El dedo en la boca quizá no sea la mejor novela para iniciarse en la narrativa de Jaeggy, y sin embargo es una excelente muestra del arranque de una obra que irá desarrollándose, evolucionando, girando sobre sí misma y sobre un estilo muy personal y particular. Su primera novela ya denota la capacidad de la escritora para la construcción literaria a partir de lo mínimo, es decir, a partir de frases y páginas meticulosamente elaboradas con una capacidad de evocación formidable. Sin ornamento ni florituras, Jaeggy apuesta por un estilo tan prosaico como poético que en ocasiones acaba resultando, de manera positiva, casi etéreo. Alejada del realismo más simple, sin embargo, consigue transmitir cercanía, verdad, aunque para ello deba recurrir a una mirada de extrañeza hacia la realidad.
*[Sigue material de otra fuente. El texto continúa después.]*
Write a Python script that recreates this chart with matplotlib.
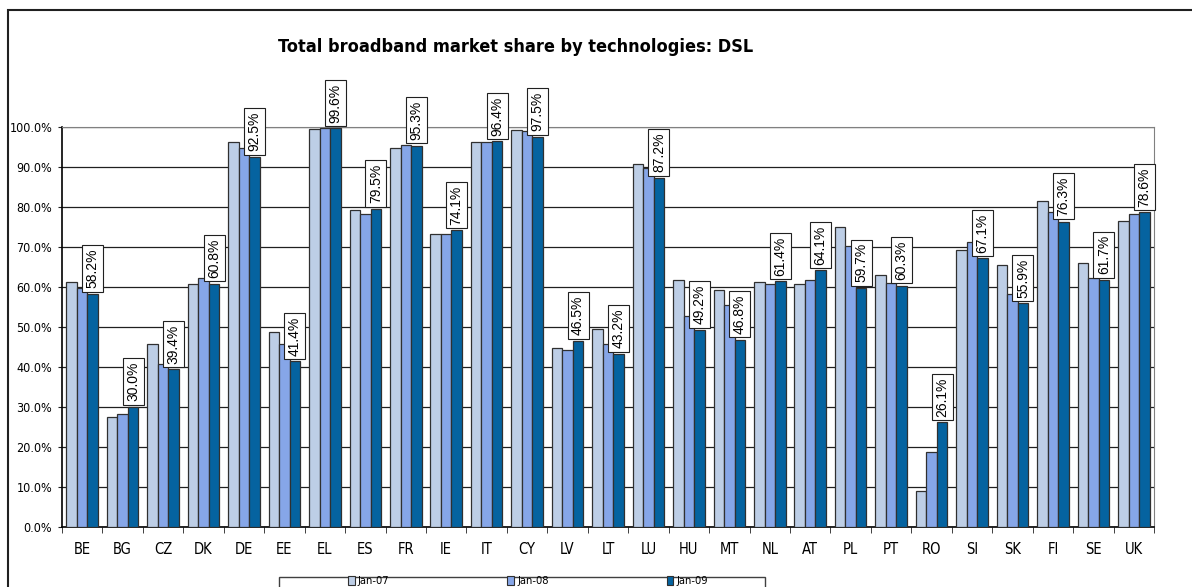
"""DSL share of total broadband lines per country, Jan-07 to Jan-09."""
import numpy as np
import matplotlib.pyplot as plt
from matplotlib.patches import Patch, Rectangle
from matplotlib.ticker import FuncFormatter

plt.rcParams['font.family'] = ['DejaVu Sans']
plt.rcParams['font.stretch'] = 'condensed'

countries = ["BE", "BG", "CZ", "DK", "DE", "EE", "EL", "ES", "FR", "IE", "IT", "CY", "LV", "LT",
             "LU", "HU", "MT", "NL", "AT", "PL", "PT", "RO", "SI", "SK", "FI", "SE", "UK"]
jan07 = [61.2, 27.5, 45.6, 60.7, 96.1, 48.6, 99.4, 79.3, 94.8, 73.3, 96.1, 99.1, 44.6, 49.4,
         90.8, 61.7, 59.2, 61.3, 60.7, 75.0, 62.9, 9.0, 69.3, 65.4, 81.5, 66.0, 76.5]
jan08 = [59.8, 28.2, 40.8, 62.3, 94.8, 45.6, 99.8, 78.3, 95.4, 73.1, 96.3, 99.0, 44.3, 45.6,
         89.8, 52.7, 55.4, 60.7, 61.7, 70.3, 61.0, 18.6, 71.3, 58.3, 78.7, 62.3, 78.3]
jan09 = [58.2, 30.0, 39.4, 60.8, 92.5, 41.4, 99.6, 79.5, 95.3, 74.1, 96.4, 97.5, 46.5, 43.2,
         87.2, 49.2, 46.8, 61.4, 64.1, 59.7, 60.3, 26.1, 67.1, 55.9, 76.3, 61.7, 78.6]
series_names = ["Jan-07", "Jan-08", "Jan-09"]
colors = ["#BDCEE6", "#86A6E8", "#0563A0"]

W, H = 1192, 587
fig = plt.figure(figsize=(W / 100, H / 100), dpi=100)
ax = fig.add_axes([62 / W, (H - 526.7) / H, (1154 - 62) / W, 400 / H])

x = np.arange(len(countries))
bw = 0.26
for i, (vals, name, col) in enumerate(zip([jan07, jan08, jan09], series_names, colors)):
    ax.bar(x + (i - 1) * bw, vals, bw, color=col, edgecolor="#303030", linewidth=0.9,
           label=name, zorder=3)

# value boxes above the latest bars
for xi, v in zip(x, jan09):
    ax.annotate(f"{v:.1f}%", (xi + bw, v), xytext=(0, 4), textcoords="offset points",
                rotation=90, ha="center", va="bottom", fontsize=10,
                family=["Liberation Sans", "DejaVu Sans"], fontstretch="normal",
                annotation_clip=False, zorder=5,
                bbox=dict(boxstyle="square,pad=0.25", fc="white", ec="#202020", lw=0.8))

ax.set_xlim(-0.5, len(countries) - 0.5)
ax.set_ylim(0, 100)
ax.set_yticks(np.arange(0, 101, 10))
ax.yaxis.set_major_formatter(FuncFormatter(lambda v, p: f"{v:.1f}%"))
ax.grid(axis="y", color="#202020", linewidth=0.9, zorder=0)
ax.tick_params(axis="y", length=3, pad=4, labelsize=9, color="#202020")

ax.set_xticks(x)
ax.set_xticklabels(countries)
ax.set_xticks(np.arange(-0.5, len(countries)), minor=True)
ax.tick_params(axis="x", which="major", length=0, pad=11, labelsize=10.5)
ax.tick_params(axis="x", which="minor", length=4, color="#202020")

for side in ["top", "right"]:
    ax.spines[side].set_color("#808080")
ax.spines["left"].set_linewidth(1.2)
ax.spines["bottom"].set_linewidth(1.2)

fig.text(516 / W, 1 - 47 / H, "Total broadband market share by technologies: DSL",
         ha="center", va="center", fontsize=13, fontweight="bold")

# chart border and legend frame
fig.patches.append(Rectangle((8 / W, -0.1), 1.2, 1.1 - 10 / H, transform=fig.transFigure,
                             fill=False, ec="#202020", lw=1.5))
fig.patches.append(Rectangle((279 / W, -0.1), (765 - 279) / W, 0.1 + 1 - 577 / H,
                             transform=fig.transFigure, fill=False, ec="#404040", lw=1.0))

handles = [Patch(fc=c, ec="#303030", lw=0.8) for c in colors]
fig.legend(handles, series_names, loc="center", bbox_to_anchor=(528 / W, 1 - 581 / H),
           ncol=3, frameon=False, fontsize=8, handlelength=0.6, handleheight=0.9,
           handletextpad=0.3, columnspacing=10.6, borderpad=0)

fig.savefig("out.png", dpi=100)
Resumir la trama de El dedo en la boca puede resultar sencillo centrándose en lo superficial, lo evidente; pero no haría justicia a una novela que exige el introducirse en ella y en su ritmo casi musical, una novela que impone al lector el dejarse llevar por una narración casi narcótica, de saltos cronológicos y en la que el tiempo parece suspenderse, dejar de existir incluso. Con una narradora casi imprecisa, Lung, la joven protagonista de la novela, Jaeggy nos introduce en sus continuas historias que se suceden para dar habida cuenta de su vida, una vida extraña, por momentos cruel, en otros simplemente desbordante y enigmática.
Con el peso de una tradición literaria pero alejándose de ella todo lo posible, Jaeggy en su primera obra explora la construcción de un personaje y de su identidad, borrando ésta a base de contravenir toda construcción cerrada y perfilada de un personaje. Lung es esquiva y dudosa, aunque una fabuladora excelente e incesante. Va construyéndose a base de relatos, de recuerdos, pero nunca alcanzamos a conocerla bien. Tampoco es necesario, porque uno de los grandes logros de Jaegy en El dedo en la boca es crear una identidad tan borrosa como clara, muestra inequívoca de un proceso literario, el de Jaeggy, en el que los contornos se diluyen para, curiosamente, dar forma a los personajes, a las ideas.
El dedo en la boca supone una lectura densa pero estimulante, compleja a pesar, o puede que por ello mismo, de su breve extensión, que si bien no está a la altura de obras posteriores de la autora sirve para ver el arranque de una obra que habla de elementos cotidianos a los que confiere una atmosfera cruel y malsana, pero sin buscar el resultar desagradable o enfática. Se introduce, y a nosotros con ella, en un mundo suspendido pero real, en el que nos podemos reflejar sin problema a pesar de lo aforístico de sus páginas. Impone un itinerario sonámbulo, casi fantasmagórico, y lo hace sin la necesidad de tener que crear algo diferente a lo que le rodea, mostrando la débil construcción y sus frágiles contornos de aquello que se viene a denominar comúnmente como realidad.